I have been working with Anjanette Raymond (JD) at the Ostrom Workshop at Indiana University and Dr. Sriraam Natarajan at The University of Texas, Dallas on a project to use data mining techniques to help us learn more about the nature of judicial bias. Following past literature I used a random forest classifier to predict the outcomes of supreme court cases in the Supreme Court Database (SCBD). After confirming the predictive power of this method, I began engineering demographic features (race and gender of petitioner and respondent, for example). I validated my approach by predicting the race of the petitioner by using the other information about a case. This means that race has some relationship with how a case is handled.

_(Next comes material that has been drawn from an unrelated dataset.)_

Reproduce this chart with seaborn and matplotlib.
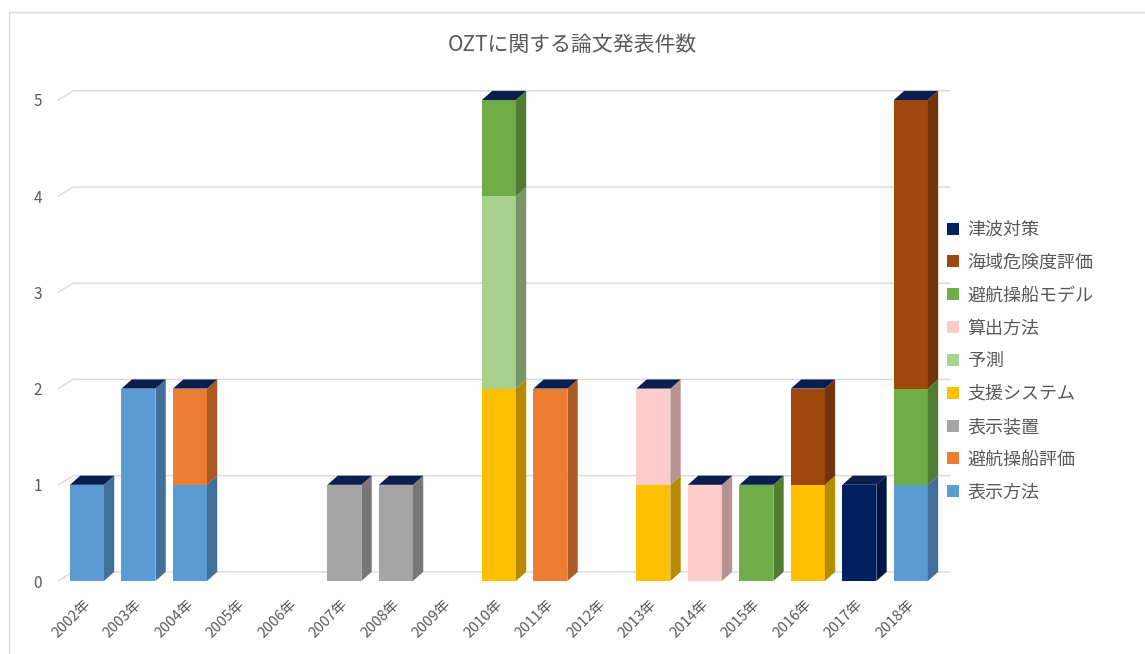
import numpy as np
import pandas as pd
import matplotlib
matplotlib.use("Agg")
import matplotlib.pyplot as plt
from matplotlib.patches import Polygon, Rectangle
from matplotlib.lines import Line2D
from matplotlib.transforms import ScaledTranslation
import matplotlib.colors as mcolors
import seaborn as sns

# ---- data ----
years = ["2002年", "2003年", "2004年", "2005年", "2006年", "2007年", "2008年", "2009年",
         "2010年", "2011年", "2012年", "2013年", "2014年", "2015年", "2016年", "2017年", "2018年"]

# series, stacked bottom -> top
hyouji_houhou   = [1, 2, 1, 0, 0, 0, 0, 0, 0, 0, 0, 0, 0, 0, 0, 0, 1]   # 表示方法
hikou_hyouka    = [0, 0, 1, 0, 0, 0, 0, 0, 0, 2, 0, 0, 0, 0, 0, 0, 0]   # 避航操船評価
hyouji_souchi   = [0, 0, 0, 0, 0, 1, 1, 0, 0, 0, 0, 0, 0, 0, 0, 0, 0]   # 表示装置
shien_system    = [0, 0, 0, 0, 0, 0, 0, 0, 2, 0, 0, 1, 0, 0, 1, 0, 0]   # 支援システム
yosoku          = [0, 0, 0, 0, 0, 0, 0, 0, 2, 0, 0, 0, 0, 0, 0, 0, 0]   # 予測
sanshutsu       = [0, 0, 0, 0, 0, 0, 0, 0, 0, 0, 0, 1, 1, 0, 0, 0, 0]   # 算出方法
hikou_model     = [0, 0, 0, 0, 0, 0, 0, 0, 1, 0, 0, 0, 0, 1, 0, 0, 1]   # 避航操船モデル
kaiiki_kiken    = [0, 0, 0, 0, 0, 0, 0, 0, 0, 0, 0, 0, 0, 0, 1, 0, 3]   # 海域危険度評価
tsunami         = [0, 0, 0, 0, 0, 0, 0, 0, 0, 0, 0, 0, 0, 0, 0, 1, 0]   # 津波対策

series_names = ["表示方法", "避航操船評価", "表示装置", "支援システム", "予測",
                "算出方法", "避航操船モデル", "海域危険度評価", "津波対策"]
series_values = [hyouji_houhou, hikou_hyouka, hyouji_souchi, shien_system, yosoku,
                 sanshutsu, hikou_model, kaiiki_kiken, tsunami]
series_colors = ["#5B9BD5", "#ED7D31", "#A5A5A5", "#FFC000", "#A9D18E",
                 "#FFCCCC", "#70AD47", "#9E480E", "#002060"]
top_color = "#0C1E4E"

title = "OZTに関する論文発表件数"
yticks = [0, 1, 2, 3, 4, 5]

# ---- style ----
sns.set_theme(style="white")
plt.rcParams["font.family"] = ["Noto Sans CJK JP", "DejaVu Sans"]
text_color = "#595959"
grid_color = "#D9D9D9"

W, H = 1145, 654
fig = plt.figure(figsize=(W / 100, H / 100), dpi=100)

# chart-area frame
fig.patches.append(Rectangle((9 / W, -0.05), 1.2, 1 - 12 / H + 0.05, transform=fig.transFigure,
                             fill=False, edgecolor="#D9D9D9", linewidth=1.0, zorder=0))

ax = fig.add_axes([60 / W, (H - 581) / H, 890 / W, 5.2 * 96.2 / H])

df = pd.DataFrame(np.array(series_values).T, columns=series_names)
df.insert(0, "year", years)
cum = df[series_names].cumsum(axis=1)

bar_w = 0.66
depth_x = 0.20   # depth offset in x data units
depth_y = 0.095  # depth offset in y data units

# front faces: draw cumulative totals from the top series down so each layer shows its own band
for name, color in reversed(list(zip(series_names, series_colors))):
    sns.barplot(x=df["year"], y=cum[name], color=color, saturation=1, width=bar_w,
                ax=ax, linewidth=0, zorder=3)

def darker(c, f=0.72):
    r, g, b = mcolors.to_rgb(c)
    return (r * f, g * f, b * f)

xpos = np.arange(len(years))
values = np.array(series_values, dtype=float)
bottoms = np.vstack([np.zeros(len(years)), np.cumsum(values, axis=0)[:-1]])
totals = values.sum(axis=0)

# side faces
for si, color in enumerate(series_colors):
    for i in xpos:
        v = values[si, i]
        if v <= 0:
            continue
        b = bottoms[si, i]
        t = b + v
        xr = i + bar_w / 2
        ax.add_patch(Polygon([(xr, b), (xr + depth_x, b + depth_y), (xr + depth_x, t + depth_y), (xr, t)],
                             closed=True, facecolor=darker(color), edgecolor="none", zorder=3))

# top faces
for i in xpos:
    T = totals[i]
    if T <= 0:
        continue
    xl, xr = i - bar_w / 2, i + bar_w / 2
    ax.add_patch(Polygon([(xl, T), (xl + depth_x, T + depth_y), (xr + depth_x, T + depth_y), (xr, T)],
                         closed=True, facecolor=top_color, edgecolor="none", zorder=3))

x0, x1 = -0.524, 16.76
ax.set_xlim(x0, x1)
ax.set_ylim(0, 5.2)

# back-wall gridlines with the slanted floor/side edge
for k in yticks:
    ax.plot([x0 - 0.04, x0 - 0.04 + depth_x * 1.5, x1], [k, k + depth_y, k + depth_y],
            color=grid_color, linewidth=1.0, zorder=1, clip_on=False)

for s in ax.spines.values():
    s.set_visible(False)
ax.set_xlabel("")
ax.set_ylabel("")
ax.grid(False)

ax.set_yticks(yticks)
ax.set_yticklabels([str(v) for v in yticks])
ax.tick_params(axis="y", length=0, pad=13, labelsize=11, labelcolor=text_color)

ax.set_xticks(xpos)
ax.set_xticklabels(years)
ax.tick_params(axis="x", length=0, pad=15, labelsize=10.5, labelcolor=text_color)
for lab in ax.get_xticklabels():
    lab.set_rotation(45)
    lab.set_ha("right")
    lab.set_va("center")
    lab.set_rotation_mode("anchor")
    lab.set_transform(lab.get_transform() + ScaledTranslation(1 / 100, 0, fig.dpi_scale_trans))

fig.text(0.5, 1 - 45 / H, title, ha="center", va="center", fontsize=15, color=text_color)

handles = [Line2D([], [], marker="s", linestyle="", markersize=8, color=c, markeredgewidth=0)
           for c in series_colors]
leg = fig.legend(handles[::-1], series_names[::-1], loc="upper left",
                 bbox_to_anchor=(946 / W, 1 - 221 / H), frameon=False, fontsize=13,
                 labelspacing=0.82, handlelength=0.8, handletextpad=0.4, borderpad=0,
                 borderaxespad=0)
for t in leg.get_texts():
    t.set_color(text_color)

fig.savefig("out.png", dpi=100, facecolor="white")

The next step for this project is to use Bayesian Networks and other models in an attempt to understand the complex relationships behind judicial bias. All it takes is simple statistics to show disparities in outcomes between race. However, using machine learning approaches we can tease out the causal relationships that lead to these outcomes. For example, it might be the case that the judges are biased, but it could also be that there are other variables (such as access to a skilled attorney) that lead to the results we see. Most likely, it a combination of a variety of factors, which we will be better equipped to mitigate once we understand their influence.
The SCBD is only the most easily accessible dataset for court cases. I would also like to focus on local-scale cases in the future, which could be more relevant to the average person. Of particular interest are traffic violations, as we suspect that many areas might store this data along with the demographic information from drivers licenses, allowing us to avoid the arduous process of manually finding and entering feature data.